I love the physical discipline of yoga practice - so much so that I practice it every day. When moving to the rhythm of the breath and refining the details of the poses, something magical happens. I can't always explain it, but I most certainly feel it. And I see it in the eyes of students at the end of a well-taught class. Something shifts. There is a sense of clarity and steadiness that we somehow reconnect with.
My wish, as a teacher and studio owner, is for people to understand that yoga is for everyone. And while you may be (as most people are) initially drawn to the physical benefits of the practice, it has so many additional layers to offer, if you remain focused on the intent behind what you are doing on your mat.
I am in love with this passage from Jon Kabat-Zinn on the purpose of yoga,
"The appeal of hatha yoga is nothing less than the lifelong adventure and discipline of working with one's body as a door into freedom and wholeness. Hatha yoga was never about accomplishment or perfection, or even about technique by itself. Nor was it about turning one's body into an elaborate pretzel...To my mind, hatha yoga is potentially beneficial to huge numbers of people at every level of physical conditioning...
For mindful yoga is a yoga of wholeness that has nothing to do with what your body can or can't do at any given moment, or with how your posture looks. It has everything to do with the sincerity of your effort, with how awake you are in your life, and how embodied you are in the only moment in which you are ever alive-- which is always now."
"So, as we practice our poses, let us practice not force but feeling, not violence but awareness, not intolerance but compassion. Let us move from fighting to feeling. From looking out to looking in. From goal to path. From winning to growing. From the ways of aggression to the ways of yoga." -Aadil Palkhivala.
We are served well on the mat by allowing this sentiment to drive the tempo of our practice. Some days we hop to the top of the mat, other days it's a slow crawl. Still others, it's a collapse into child's pose (and maybe even falling asleep there). The point is, your practice is meant to adapt, align with your life, and serve you in this moment.
I like to think of yoga practice as training ground for life. Within each posture is a lifetime’s worth of opportunities to explore and refine. Each pose is an invitation to identify where we are exerting needless energy, focus our attention and resources, and observe how we respond in the face of challenge or failure. We test the frailties of the ego by playing with our edge and learn over time to develop a genuine curiosity for the noise the mind creates both on the mat and off so that, ultimately, we can begin to see beyond it.
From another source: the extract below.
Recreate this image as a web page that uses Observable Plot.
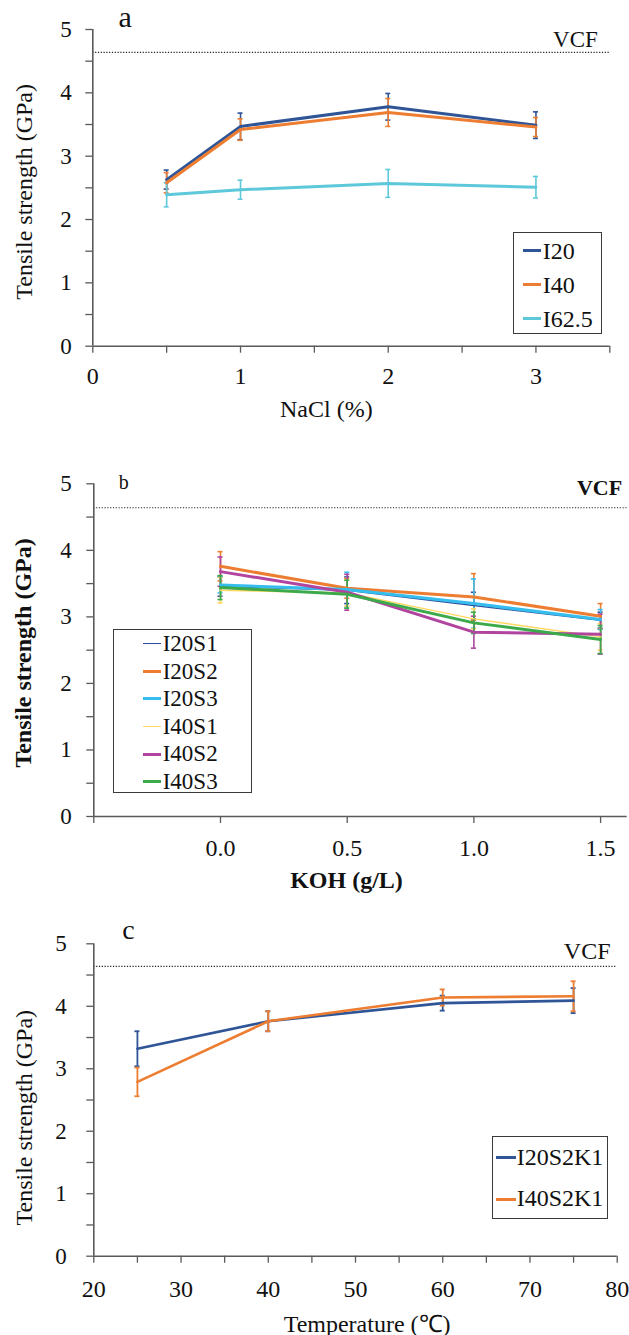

"Sometimes the questions are complicated and the answers are simple." -Dr Seuss
This is the quietest point of each day - the nonnegotiable time out of each day when I practice. Nothing too complicated - a simple practice and time to pause in meditation. On the rare day that I miss out on a practice, I feel it, and not just in my body. I'm less focused and make things more complicated than they need to be. When I maintain a rhythm of practice each day, everything around me seems simpler and it feels as though I'm more tapped into that part of myself that knows what to do next. I think that's what the yogis mean when they refer to the "vijnanamaya kosha" - the wisdom body. Hope your practice does that for you too.